Personal information
- Full name: Ibrahima Sanoh
- Date of birth: 11 April 1994 (age 30)
- Place of birth: Conakry, Guinea
- Height: 1.88 m (6 ft 2 in)
- Position(s): Striker

College career
- Years: Team / Apps / (Gls)
- 2012: UPEI Panthers / 11 / (2)
- 2014–2017: Holland Hurricanes / 70 / (101)

Senior career*
- Years: Team / Apps / (Gls)
- 2020: HFX Wanderers / 5 / (1)

= Ibrahima Sanoh =

Guinean professional footballer (born 1994)

Ibrahima Sanoh (born 11 April 1994) is a Guinean former footballer.

==Early life==
Born in Guinea, Sanoh moved to Canada in 2011 to attend school and learn English. In 2014, he played at the amateur level with Sherwood-Parkdale Rangers SC Bayern. In 2019, he played with PEI FC.

==College career==
He began attending the University of Prince Edward Island, but was not able to play for the men's soccer team in his first year, but did train with the team. He began playing for the soccer team in 2012, scoring in his first game for the team in a 3-1 victory over the Mount Allison Mounties on September 8, 2012, also earning the team’s rookie of the year honours that season. He then took the following year off.

In 2014, he began attending Holland College. In his four seasons, he was named a CCAA All-Canadian and the Atlantic Collegiate Athletic Association player of the year four years in a row. He was named a all-star at the national tournament in 2015. In February 2017, he was named the PEI Soccer Association Male Athlete of the Year for 2016. In his fourth season with Holland in 2017, he helped them win bronze at the national championships, after having won four conference titles. That season, he was named the Canadian Collegiate Athletic Association Player of the Year, becoming the first Holland player to earn the honour in any sport. He was also named the school's Male Athlete of the Year on two occasions - the 2014/15 season and 2017/18 season. In his time with Holland, he scored a record 101 goals in 70 games played.

==Club career==
In January 2018, Sanoh attended a combine with the coaches of Major League Soccer club Toronto FC, returning a couple of weeks later to trial with the second team, Toronto FC II.
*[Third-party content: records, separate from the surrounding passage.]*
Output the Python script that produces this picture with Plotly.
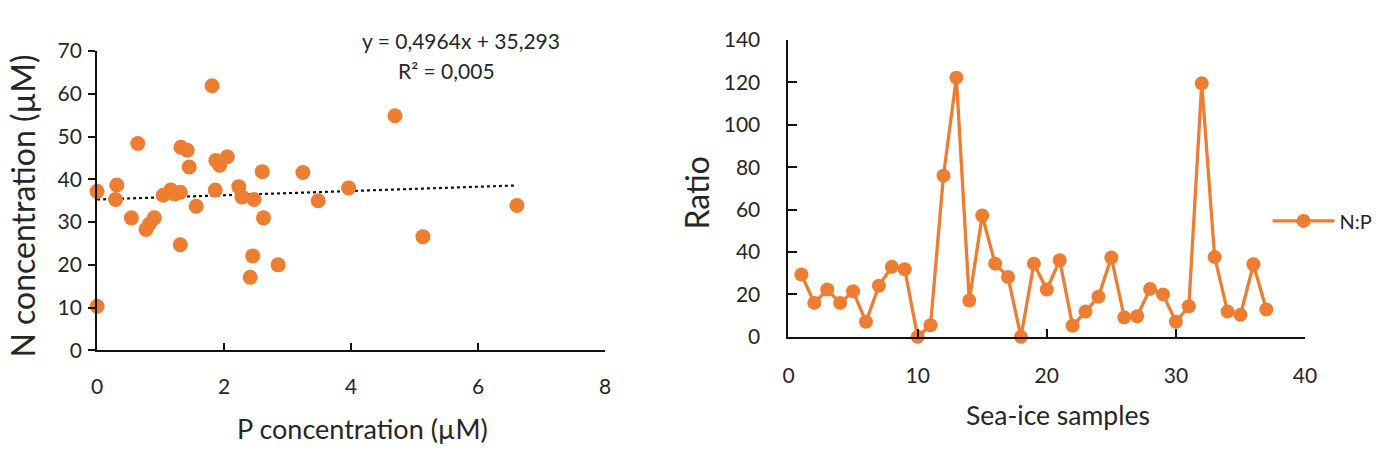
import plotly.graph_objects as go

# ---------- data ----------
p_conc = [0.0, 0.0, 0.31, 0.29, 0.64, 0.54, 0.77, 0.82, 0.90, 1.04, 1.16, 1.22, 1.31,
          1.31, 1.32, 1.42, 1.45, 1.56, 1.81, 1.87, 1.93, 2.05, 1.86, 2.23, 2.28,
          2.47, 2.60, 2.62, 2.45, 2.41, 2.85, 3.24, 3.48, 3.96, 4.69, 5.13, 6.61]
n_conc = [37.2, 10.3, 38.7, 35.3, 48.4, 31.0, 28.3, 29.5, 31.0, 36.3, 37.5, 36.6, 37.0,
          24.7, 47.5, 46.8, 42.9, 33.7, 61.9, 44.4, 43.3, 45.3, 37.5, 38.3, 35.9,
          35.3, 41.8, 31.0, 22.1, 17.1, 20.0, 41.6, 35.0, 38.0, 54.9, 26.6, 33.9]
slope = 0.4964
intercept = 35.293
eq_text = "y = 0,4964x + 35,293"
r2_text = "R² = 0,005"

samples = list(range(1, 38))
np_ratio = [29.4, 16.0, 22.3, 16.0, 21.5, 7.1, 24.1, 33.0, 31.9, 0.0, 5.5, 76.0, 122.2,
            17.1, 57.2, 34.5, 28.2, 0.0, 34.5, 22.3, 36.1, 5.2, 11.9, 18.9, 37.4,
            9.2, 9.7, 22.6, 20.0, 7.1, 14.4, 119.5, 37.6, 11.9, 10.4, 34.2, 12.9]

left_xticks = [0, 2, 4, 6, 8]
left_yticks = [0, 10, 20, 30, 40, 50, 60, 70]
right_xticks = [0, 10, 20, 30, 40]
right_yticks = [0, 20, 40, 60, 80, 100, 120, 140]

# ---------- style ----------
W, H = 1398, 453
ORANGE = "#ED7D31"
TXT = "#262626"
FONT = "Lato"
TICK_SIZE = 21
TITLE_H = 27
TITLE_V = 32

trend_x = [min(p_conc), max(p_conc)]
trend_y = [slope * v + intercept for v in trend_x]

def px_x(v):
    return v / W

def px_y(v):
    return 1 - v / H

fig = go.Figure()
fig.add_trace(go.Scatter(x=trend_x, y=trend_y, mode="lines",
                         line=dict(color="#111111", width=2.2, dash="dot"),
                         showlegend=False, xaxis="x", yaxis="y", hoverinfo="skip"))
fig.add_trace(go.Scatter(x=p_conc, y=n_conc, mode="markers",
                         marker=dict(color=ORANGE, size=15, line=dict(width=0)),
                         showlegend=False, cliponaxis=False, xaxis="x", yaxis="y"))
fig.add_trace(go.Scatter(x=samples, y=np_ratio, mode="lines+markers", name="N:P",
                         line=dict(color=ORANGE, width=3.3),
                         marker=dict(color=ORANGE, size=14, line=dict(width=0)),
                         cliponaxis=False, xaxis="x2", yaxis="y2"))

axis_common = dict(showline=True, linecolor="#111111", linewidth=2, showgrid=False,
                   zeroline=False, tickcolor="#111111", tickwidth=2,
                   tickfont=dict(family=FONT, size=TICK_SIZE, color=TXT))

left_dom_x = [px_x(92.3), px_x(607)]
left_dom_y = [px_y(356), px_y(39.3)]

fig.update_layout(
    width=W, height=H,
    margin=dict(l=0, r=0, t=0, b=0),
    paper_bgcolor="white", plot_bgcolor="white",
    font=dict(family=FONT, color=TXT),
    xaxis=dict(domain=left_dom_x, range=[0, 8], tickvals=left_xticks,
               ticks="inside", ticklen=7, ticklabelstandoff=16, anchor="y", **axis_common),
    yaxis=dict(domain=left_dom_y, range=[0, 70], tickvals=left_yticks,
               ticks="outside", ticklen=7, ticklabelstandoff=2, anchor="x", **axis_common),
    yaxis3=dict(domain=left_dom_y, range=[0, 70], tickvals=left_yticks, overlaying="y",
                anchor="x", side="left", ticks="inside", ticklen=4, tickwidth=2,
                tickcolor="#111111", showticklabels=False, showline=False,
                showgrid=False, zeroline=False),
    xaxis2=dict(domain=[px_x(792.7), px_x(1316)], range=[0, 40], tickvals=right_xticks,
                ticks="inside", ticklen=8, ticklabelstandoff=19, anchor="y2", **axis_common),
    yaxis2=dict(domain=[px_y(341.7), px_y(27.4)], range=[0, 140], tickvals=right_yticks,
                ticks="inside", ticklen=9, ticklabelstandoff=22, anchor="x2", **axis_common),
    legend=dict(x=px_x(1278), y=px_y(219), xanchor="left", yanchor="middle",
                font=dict(family=FONT, size=20, color=TXT), itemwidth=62,
                bgcolor="rgba(0,0,0,0)", borderwidth=0),
    showlegend=True,
)

annos = [
    dict(text="N concentration (µM)", x=px_x(17), y=px_y(203), textangle=-90,
         font=dict(size=TITLE_V)),
    dict(text="P concentration (µM)", x=px_x(361), y=px_y(439), font=dict(size=TITLE_H)),
    dict(text="Ratio", x=px_x(700), y=px_y(189), textangle=-90, font=dict(size=TITLE_V)),
    dict(text="Sea-ice samples", x=px_x(1066), y=px_y(424), font=dict(size=26.5)),
    dict(text=eq_text, x=px_x(461), y=px_y(28), font=dict(size=21)),
    dict(text=r2_text, x=px_x(446), y=px_y(60), font=dict(size=21)),
]
for a in annos:
    a.update(xref="paper", yref="paper", showarrow=False, xanchor="center", yanchor="middle")
    a["font"].update(family=FONT, color=TXT)
    fig.add_annotation(**a)

fig.write_html("out.html")
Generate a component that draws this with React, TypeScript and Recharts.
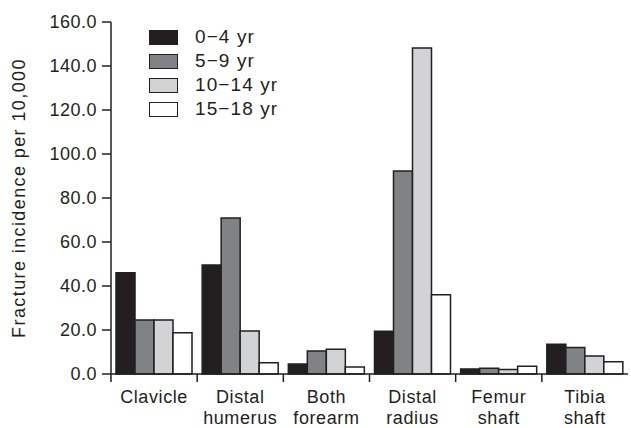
import { BarChart, Bar, XAxis, YAxis } from 'recharts'

const categories = ['Clavicle', 'Distal\nhumerus', 'Both\nforearm', 'Distal\nradius', 'Femur\nshaft', 'Tibia\nshaft']
const age0to4 = [46.0, 49.5, 4.5, 19.4, 2.3, 13.5]
const age5to9 = [24.5, 70.9, 10.5, 92.3, 2.6, 12.0]
const age10to14 = [24.5, 19.5, 11.2, 148.2, 2.1, 8.2]
const age15to18 = [18.8, 5.1, 3.2, 36.0, 3.5, 5.6]
const yTicks = [0, 20, 40, 60, 80, 100, 120, 140, 160]

const SERIES = [
  { key: 'a', name: '0\u22124 yr', values: age0to4, fill: '#231f20' },
  { key: 'b', name: '5\u22129 yr', values: age5to9, fill: '#808285' },
  { key: 'c', name: '10\u221214 yr', values: age10to14, fill: '#d1d3d4' },
  { key: 'd', name: '15\u221218 yr', values: age15to18, fill: '#ffffff' },
]

const data = categories.map((c, i) => {
  const row: any = { cat: c }
  SERIES.forEach(s => { row[s.key] = s.values[i] })
  return row
})

const INK = '#231f20'
const FONT = '"Liberation Sans", Arial, sans-serif'
const W = 631
const H = 428
const LEFT = 111
const RIGHT = 3
const BAND = (W - LEFT - RIGHT) / categories.length

function CatTick({ x, y, payload }: any) {
  const lines = String(payload.value).split('\n')
  const bx = x - BAND / 2
  return (
    <g>
      <line x1={bx} y1={y} x2={bx} y2={y + 8} stroke={INK} strokeWidth={1.5} />
      <text x={x} y={y} textAnchor="middle" fontSize={18} letterSpacing={0.6} fill={INK} fontFamily={FONT}>
        {lines.map((l, i) => (
          <tspan key={i} x={x} dy={i === 0 ? 29 : 21}>{l}</tspan>
        ))}
      </text>
    </g>
  )
}

// legend drawn over the plot, top-left, like the original figure
function LegendBox() {
  return (
    <div style={{ position: 'absolute', left: 149, top: 25, fontFamily: FONT, fontSize: 19, color: INK }}>
      {SERIES.map(s => (
        <div key={s.key} style={{ display: 'flex', alignItems: 'center', height: 24 }}>
          <span style={{ display: 'inline-block', width: 27, height: 13, background: s.fill, border: `1.5px solid ${INK}`, marginRight: 17 }} />
          <span style={{ letterSpacing: 1.1 }}>{s.name}</span>
        </div>
      ))}
    </div>
  )
}

export default function App() {
  return (
    <div style={{ position: 'absolute', left: 0, top: 0, width: W, height: H, background: '#fff' }}>
      <BarChart
        width={W}
        height={H}
        data={data}
        margin={{ top: 22, right: RIGHT, bottom: 0, left: 0 }}
        barCategoryGap={5}
        barGap={0}
      >
        <XAxis
          dataKey="cat"
          interval={0}
          height={54}
          tick={<CatTick />}
          tickLine={false}
          tickSize={0}
          tickMargin={0}
          axisLine={{ stroke: INK, strokeWidth: 1.5 }}
        />
        <YAxis
          width={LEFT}
          domain={[0, 160]}
          ticks={yTicks}
          interval={0}
          tickFormatter={(v: number) => v.toFixed(1)}
          tick={{ fontSize: 18, fill: INK, fontFamily: FONT, letterSpacing: 0.5 }}
          tickSize={9}
          tickMargin={5}
          tickLine={{ stroke: INK, strokeWidth: 1.5 }}
          axisLine={{ stroke: INK, strokeWidth: 1.5 }}
          label={{
            value: 'Fracture incidence per 10,000',
            angle: -90,
            position: 'insideLeft',
            offset: 19,
            style: { textAnchor: 'middle', fontSize: 18, letterSpacing: 1.4, fill: INK, fontFamily: FONT },
          }}
        />
        {SERIES.map(s => (
          <Bar
            key={s.key}
            dataKey={s.key}
            name={s.name}
            fill={s.fill}
            stroke={INK}
            strokeWidth={1.5}
            isAnimationActive={false}
          />
        ))}
      </BarChart>
      <LegendBox />
    </div>
  )
}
Sanoh appeared in a friendly for the HFX Wanderers FC Atlantic Selects team (which occurred prior to the Wanderers formal professional launch in 2019) in 2018 against Fortuna Düsseldorf's U-21 team, scoring a goal in the match.

In December 2019, he signed a professional contract with HFX Wanderers FC of the Canadian Premier League. The club waited for his Canadian permanent residency paperwork to be finalized before officially signing his, allowing him to count as a domestic player for roster purposes. He made his professional debut on August 15 as a substitute against Pacific FC, also scoring his first goal on a penalty kick in a 2-2 draw. After the 2020 season, he was released by the club.